5 January 2015

IT'S WINTER; LET'S TRADE FURS

MUSEUM MONDAY
BY ALEXANDRA JEFFERY

To have this topic as my Museum Monday might be a bit of a stretch...but technically I'm still on holiday so you'll have to forgive me. Or don't, your choice.

Trappers returning to Morley, Alberta, after a winter in Kananaskis area, 1907.
From the Glenbow Archives NA-695-13
I saw this story about modern day fur trapping in the Edmonton Journal and it caught my interest (this version of the story has a video to watch).  I thought it might be appropriate as we are in the midst of a snow storm while I write this in Calgary. The story made me think about the way that trapping and fur trading is taught, as a past practice rather than an ongoing tradition. The fur trade itself, as we think about it--as in the Hudson's Bay Company and the Northwest Company, was a historical event. And a very important one for western development. But that doesn't mean that fur trading isn't still going on.

Winter's catch of furs from Kananaskis area, Alberta, 1908.
From the Glenbow Archives.

I did some searching around for the way that the fur trade is presented to the public. The Glenbow Museum Archives only has photographs of trapping and the fur trade up to the 1930s or so, there is the Fur Trade National Historic Site at Lachine, there's a whole Museum of the Fur Trade in Nebraska, and a Museum of the Mountain Man in Wyoming--which produces the Fur Trade Journal. As well as the countless fur trade exhibits in Canadian Museums, of which I haven't seen all, but I kind of figure they take a similar perspective; looking at it from a historical view.

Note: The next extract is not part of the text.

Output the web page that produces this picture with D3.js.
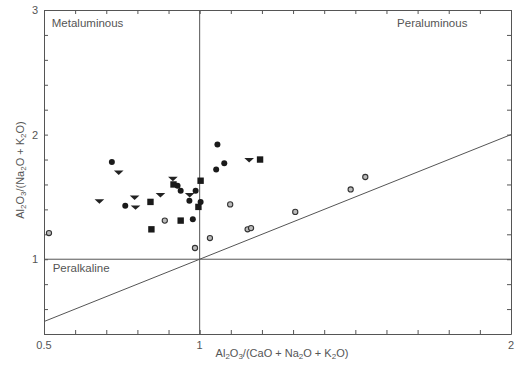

I'll leave this a a short post with just those thoughts, I found the story much more interesting than something that I could write about the topic. But I will leave you with this episode of A People's History about the fur trade and Western Canada (it is so very long, but I couldn't find a shorter clip).



1 comment:

  1. What a great start to the new Musings season! I really like the idea of thinking about fur trade today and as a practice which continue to happen, in different conditions, of course. I, like most people, think of fur trade as a foundational moment in Canadian history (I read more extensively about this when I was preparing for my citizenship exam, which speaks to the significance of this event for official history). Fur trade today has different implications which could bring in issues of sustainable fashion systems, global economics and style.